Anyone who’s met Donna knows she makes friends easily and this encounter was no exception. Nigel and Cheryl ended up inviting Donna out in a proper off-road vehicle on their next outing. Donna accepted, but wasn’t really prepared for what this wild man had in mind. When she met Nigel and Cheryl, she learned that she would seated among a crowd of Nigel’s graduate students on the troop benches in the back of a four-wheel drive military transport vehicle. Despite the absurdity of the situation, Nigel showed everyone a pretty good time.
Donna had a friend who lived in Washington, DC and she spent weekends there often. She became familiar with the District and learned (among other things) that its political atmosphere tended to foster the 24/7 availability of cheap liquor (or maybe it’s the other way around, no one can be sure).
Anyway, as a gesture of gratitude, Donna picked up some liquor in Washington, DC for Nigel, Cheryl and Nigel’s parents who were visiting that summer. They, in turn, invited her to their end of summer barbeque.
Now the stage was set: I arrived at the barbeque and (although I was about as limber as Quasimodo) began the requisite mingling since I didn’t know anyone at the party except Tom and Ox. Nigel, Cheryl, mom, dad, dozens of students and some preppy girl from the psych department with big glasses.
There was something about that preppy girl from the psych department. For one thing, she was dressed better than any graduate student I knew: Alligator polo shirt, pressed white shorts and (this may be a false memory) a sweater draped over her shoulders. Bear in mind, my wardrobe consisted of denim, flannel and Fruit-Of-The-Loom pocket T-shirts.
She was sitting on the porch… literally, she was actually sitting on the porch. Not in a chair, on the porch, legs crossed in front of the kitchen door. I remember this because I had to maneuver around her to go inside and that’s when she introduced herself and shook my hand (but didn’t get up).
I don’t know whether Donna was the only girl at the party, but she’s the only one I remember. After a couple beers, we started talking and just never stopped. I sat down to eat at the end of an old picnic table next to the dying bonfire and Donna sat next to me. In the time it takes to draw a breath, but not yet speak, the picnic table broke in half and I rolled into the bonfire. In my injured state, I was not able to right myself and lay at the edge of the fire pit like a helpless tortoise until Donna and a few others helped me up. I had survived my trial by fire without sustaining additional injury.
After dinner, things began to wind down. Ox was in pain and Tom said we needed to go, but Donna said she’d give me a ride home if I didn’t want to leave right away. I accepted.
I don’t remember how long we stayed at the party, but we talked continuously and it was very late when she dropped me off. I invited her to a party at our house the following weekend, but she wasn’t sure she could make it. I gave her my phone number and asked her to let me know. Then, there was an awkward pause.

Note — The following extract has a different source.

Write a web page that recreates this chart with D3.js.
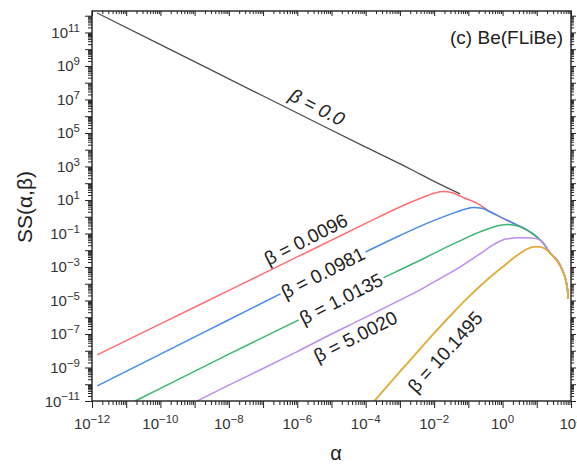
<!DOCTYPE html>
<html>
<head>
<meta charset="utf-8">
<script src="https://cdn.jsdelivr.net/npm/d3@7"></script>
<style>
body{margin:0;background:#fff;}
svg text{font-family:"Liberation Sans",Arial,sans-serif;}
</style>
</head>
<body>
<div class="visHolder"></div>
<script>
// values are log10 exponents: [log10(alpha), log10(SS)]
const betaLabels=["0.0","0.0096","0.0981","1.0135","5.0020","10.1495"];
const beta0=[[-11.85,12.16],[-10,10.27],[-8,8.23],[-6,6.19],[-4,4.15],[-2.7,2.85],[-2,2.11],[-1.24,1.36]];
const beta1=[[-11.85,-8.25],[-10,-6.4],[-8,-4.4],[-6,-2.4],[-4,-0.4],[-3,0.58],[-2.4,1.1],[-2.0,1.4],[-1.75,1.5],[-1.45,1.42],[-1.15,1.15],[-0.74,0.8],[-0.36,0.3],[0,-0.08],[0.43,-0.5],[0.72,-0.8],[1.0,-1.2],[1.2,-1.6],[1.4,-2.2],[1.6,-2.6],[1.75,-3.2],[1.85,-3.8],[1.9,-4.4],[1.92,-4.9]];
const beta2=[[-11.85,-10.1],[-10,-8.2],[-8,-6.15],[-6,-4.1],[-4,-2.1],[-3,-1.12],[-2.5,-0.65],[-2,-0.22],[-1.5,0.17],[-1.1,0.45],[-0.85,0.55],[-0.6,0.5],[-0.36,0.28],[0,-0.08],[0.43,-0.5],[0.72,-0.8],[1.0,-1.2],[1.2,-1.6],[1.4,-2.2],[1.6,-2.6],[1.75,-3.2],[1.85,-3.8],[1.9,-4.4],[1.92,-4.9]];
const beta3=[[-10.74,-11],[-10,-10.25],[-8,-8.2],[-6,-6.2],[-4,-4.15],[-2.41,-2.6],[-1.5,-1.68],[-1.0,-1.2],[-0.5,-0.78],[-0.1,-0.52],[0.15,-0.46],[0.45,-0.55],[0.72,-0.8],[1.0,-1.2],[1.2,-1.6],[1.4,-2.2],[1.6,-2.6],[1.75,-3.2],[1.85,-3.8],[1.9,-4.4],[1.92,-4.9]];
const beta4=[[-8.93,-11],[-8,-10.05],[-7.09,-9.15],[-6,-8.05],[-5,-7.0],[-4.16,-6.16],[-3,-4.98],[-2.4,-4.35],[-1.82,-3.68],[-1.2,-2.95],[-0.65,-2.2],[-0.25,-1.65],[0.1,-1.33],[0.5,-1.26],[0.85,-1.27],[1.05,-1.35],[1.2,-1.6],[1.4,-2.2],[1.6,-2.6],[1.75,-3.2],[1.85,-3.8],[1.9,-4.4],[1.92,-4.9]];
const beta5=[[-3.75,-11],[-3,-9.25],[-2.5,-8.1],[-2,-6.95],[-1.5,-5.85],[-1.0,-4.8],[-0.5,-3.85],[0,-3.0],[0.4,-2.35],[0.7,-1.95],[0.9,-1.8],[1.1,-1.8],[1.3,-2.0],[1.45,-2.3],[1.6,-2.65],[1.75,-3.2],[1.85,-3.8],[1.9,-4.4],[1.92,-4.9]];
const series=[beta0,beta1,beta2,beta3,beta4,beta5];
// label anchor points, same log10 units
const labelAt=[[-5.42,6.55],[-5.75,-1.35],[-5.25,-3.35],[-4.72,-4.9],[-4.3,-7.15],[-1.68,-8.07]];
const inlineLabel=[false,false,true,true,false,false];
const xTickExps=[-12,-10,-8,-6,-4,-2,0,2];
const yTickExps=[-11,-9,-7,-5,-3,-1,1,3,5,7,9,11];

const colors=["#4d4d4d","#ff6e6e","#4a8aec","#3cb575","#bf8cf0","#e2ad3c"];
const widths=[1.3,1.5,1.5,1.5,1.5,1.9];
const angles=[27,-27,-27,-27,-27,-48];

const W=577,H=464,pL=92,pR=571,pT=11,pB=401;
const svg=d3.select(".visHolder").append("svg").attr("width",W).attr("height",H);

const x=d3.scaleLog().domain([1e-12,1e2]).range([pL,pR]);
const y=d3.scaleLog().domain([1e-11,Math.pow(10,12.28)]).range([pB,pT]);

const majX=d3.range(-12,3).map(e=>Math.pow(10,e));
const minX=[];d3.range(-12,2).forEach(e=>{for(let m=2;m<10;m++)minX.push(m*Math.pow(10,e));});
const majY=d3.range(-11,13).map(e=>Math.pow(10,e));
const minY=[];d3.range(-11,13).forEach(e=>{for(let m=2;m<10;m++){const v=m*Math.pow(10,e);if(v<=y.domain()[1])minY.push(v);}});

function styleAxis(g){
  g.select(".domain").remove();
  g.selectAll("line").attr("stroke","#222").attr("stroke-width",1);
}
// bottom
svg.append("g").attr("transform","translate(0,"+pB+")").call(d3.axisBottom(x).tickValues(minX).tickSize(4).tickFormat("")).call(styleAxis);
svg.append("g").attr("transform","translate(0,"+pB+")").call(d3.axisBottom(x).tickValues(majX).tickSize(7).tickFormat("")).call(styleAxis);
// top (inward)
svg.append("g").attr("transform","translate(0,"+pT+")").call(d3.axisBottom(x).tickValues(minX).tickSize(3).tickFormat("")).call(styleAxis);
svg.append("g").attr("transform","translate(0,"+pT+")").call(d3.axisBottom(x).tickValues(majX).tickSize(5).tickFormat("")).call(styleAxis);
// left
svg.append("g").attr("transform","translate("+pL+",0)").call(d3.axisLeft(y).tickValues(minY).tickSize(4).tickFormat("")).call(styleAxis);
svg.append("g").attr("transform","translate("+pL+",0)").call(d3.axisLeft(y).tickValues(majY).tickSize(7).tickFormat("")).call(styleAxis);
// right
svg.append("g").attr("transform","translate("+pR+",0)").call(d3.axisRight(y).tickValues(minY).tickSize(3).tickFormat("")).call(styleAxis);
svg.append("g").attr("transform","translate("+pR+",0)").call(d3.axisRight(y).tickValues(majY).tickSize(5).tickFormat("")).call(styleAxis);

function expText(e){return e<0?"\u2212"+Math.abs(e):String(e);}
function powLabel(sel,e){
  sel.append("tspan").text("10");
  sel.append("tspan").attr("dy","-0.55em").attr("font-size","11.5px").text(expText(e));
}
xTickExps.forEach(e=>{
  svg.append("text").attr("x",x(Math.pow(10,e))).attr("y",pB+28)
    .attr("text-anchor","middle").attr("font-size","15px").attr("fill","#333")
    .call(powLabel,e);
});
yTickExps.forEach(e=>{
  svg.append("text").attr("x",pL-12).attr("y",y(Math.pow(10,e))+5.5)
    .attr("text-anchor","end").attr("font-size","15px").attr("fill","#333")
    .call(powLabel,e);
});

// curves
svg.append("clipPath").attr("id","plot").append("rect")
  .attr("x",pL).attr("y",pT).attr("width",pR-pL).attr("height",pB-pT);
const line=d3.line().x(d=>x(Math.pow(10,d[0]))).y(d=>y(Math.pow(10,d[1]))).curve(d3.curveMonotoneX);
const curves=svg.append("g").attr("clip-path","url(#plot)");
series.forEach((s,i)=>{
  curves.append("path").attr("d",line(s)).attr("fill","none")
    .attr("stroke",colors[i]).attr("stroke-width",widths[i]);
});

// curve labels (inline ones knock the line out behind them)
labelAt.forEach((p,i)=>{
  const px=x(Math.pow(10,p[0])),py=y(Math.pow(10,p[1]));
  const g=svg.append("g").attr("transform","translate("+px+","+py+") rotate("+angles[i]+")");
  const t=g.append("text").attr("text-anchor","middle").attr("dy","0.35em")
    .attr("font-size","19px").attr("fill","#222")
    .attr("font-style",i===0?"italic":"normal")
    .text("\u03b2 = "+betaLabels[i]);
  if(inlineLabel[i]){
    const b=t.node().getBBox();
    g.insert("rect","text").attr("x",b.x-2).attr("y",b.y+2).attr("width",b.width+4).attr("height",b.height-3).attr("fill","#fff");
  }
});

// frame
svg.append("rect").attr("x",pL).attr("y",pT).attr("width",pR-pL).attr("height",pB-pT)
  .attr("fill","none").attr("stroke","#222").attr("stroke-width",1.4);

svg.append("text").attr("x",563).attr("y",44).attr("text-anchor","end")
  .attr("font-size","19px").attr("fill","#222").text("(c) Be(FLiBe)");

svg.append("text").attr("transform","translate(25,207) rotate(-90)")
  .attr("text-anchor","middle").attr("dy","0.35em").attr("font-size","21px").attr("fill","#222")
  .text("SS(\u03b1,\u03b2)");

svg.append("text").attr("x",336).attr("y",460).attr("text-anchor","middle")
  .attr("font-size","20px").attr("fill","#222").attr("font-family","Liberation Serif,serif").text("\u03b1");
</script>
</body>
</html>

I didn’t want to mess this up and try to kiss her if that wasn’t what she wanted, but also didn’t want to be so casual as to give the impression I wasn’t interested. All I could think to do was squeeze her hand between mine and then, feeling like I’d done something stupid, quickly said good night without making further eye contact and ran away.

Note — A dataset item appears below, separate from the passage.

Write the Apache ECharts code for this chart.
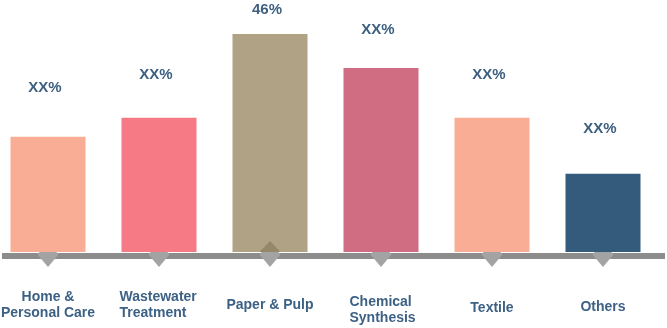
<!DOCTYPE html>
<html><head><meta charset="utf-8">
<script src="https://cdn.jsdelivr.net/npm/echarts@6/dist/echarts.min.js"></script>
<style>html,body{margin:0;padding:0;background:#fff}#c{width:667px;height:328px}</style>
</head><body><div id="c"></div>
<script>
var categories = ['Home &\nPersonal Care', 'Wastewater\nTreatment', 'Paper & Pulp', 'Chemical\nSynthesis', 'Textile', 'Others'];
var values = [24.3, 28.3, 46, 38.8, 28.3, 16.5];
var valueLabels = ['XX%', 'XX%', '46%', 'XX%', 'XX%', 'XX%'];
var barColors = ['#f9ad94', '#f67a85', '#b0a284', '#d06d83', '#f9ad94', '#345b7c'];
var highlight = [false, false, true, false, false, false];

// layout tweaks (not data)
var labelDistance = [41, 35, 17, 31, 35, 37];
var catLabelNudge = [0, 0, 8, 5, 11, 10];
var catLabelBox = [0, 79, 0, 63, 0, 0];

var catFont = {color: '#3d6185', fontFamily: 'Liberation Sans', fontWeight: 'bold', fontSize: 14, lineHeight: 16};
var rich = {};
catLabelBox.forEach(function (w, i) {
  if (w) rich['l' + i] = Object.assign({width: w, align: 'left'}, catFont);
});

var chart = echarts.init(document.getElementById('c'));
var blue = '#3d5f80';
chart.setOption({
  animation: false,
  grid: [
    {left: 48, right: 64, top: 15, bottom: 76, outerBoundsMode: 'none', containLabel: false},
    {left: 2, right: 2, top: 15, bottom: 72, outerBoundsMode: 'none', containLabel: false}
  ],
  xAxis: [
    {
      type: 'category', gridIndex: 0, boundaryGap: false,
      data: categories.map(function (c, i) {
        return {value: c, textStyle: {padding: [catLabelNudge[i], 0, 0, 0]}};
      }),
      axisLine: {show: false}, axisTick: {show: false}, splitLine: {show: false},
      axisLabel: Object.assign({
        interval: 0, margin: 37,
        formatter: function (v, i) {
          if (!catLabelBox[i]) return v;
          return v.split('\n').map(function (s) { return '{l' + i + '|' + s + '}'; }).join('\n');
        },
        rich: rich
      }, catFont)
    },
    {
      type: 'value', gridIndex: 1, min: 0, max: 1,
      axisLine: {show: true, lineStyle: {color: '#8c8c8c', width: 6, cap: 'butt'}},
      axisTick: {show: false}, axisLabel: {show: false}, splitLine: {show: false}
    }
  ],
  yAxis: [
    {type: 'value', gridIndex: 0, min: 0, max: 50, show: false, splitLine: {show: false}},
    {type: 'value', gridIndex: 1, min: 0, max: 1, show: false, splitLine: {show: false}}
  ],
  series: [
    {
      type: 'scatter', xAxisIndex: 0, yAxisIndex: 0, z: 1,
      symbol: 'diamond', symbolSize: [21, 25], symbolOffset: [0, 2.5],
      itemStyle: {color: '#a3a3a3', opacity: 1},
      data: values.map(function () { return 0; }),
      silent: true
    },
    {
      type: 'bar', xAxisIndex: 0, yAxisIndex: 0, z: 3, barWidth: 75,
      data: values.map(function (v, i) {
        return {
          value: v,
          itemStyle: {color: barColors[i]},
          label: {distance: labelDistance[i]}
        };
      }),
      label: {
        show: true, position: 'top', offset: [-3, 0],
        color: blue, fontFamily: 'Liberation Sans', fontWeight: 'bold', fontSize: 15,
        formatter: function (p) { return valueLabels[p.dataIndex]; }
      }
    },
    {
      type: 'scatter', xAxisIndex: 0, yAxisIndex: 0, z: 4,
      symbol: 'triangle', symbolSize: [21, 11], symbolOffset: [0, -5.5],
      itemStyle: {color: '#8f8262'},
      data: values.map(function (v, i) { return highlight[i] ? 0 : '-'; }),
      silent: true
    }
  ]
});
</script></body></html>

Three days later, I was standing in the kitchen when the phone rang. The voice on the other end sounded familiar, but she said “Is Kevin there?”. I said “There’s no one here by that name, but my name is Ken. Is that who you’re looking for?”. There was a pause, then the voice said “Yes. This is Donna.”. (Hey, at least she called me.)
She said that she could come to the party and I blurted out that “my roommates and I were just about to go out for a sandwich and would she like to join us?” and she said yes to that too.
That evening she spilled my drink for the first time… and the second time. She spilled it at the party that weekend too, but I stopped counting after that. I did, however, make a mental note that she was very expressive at roughly table height.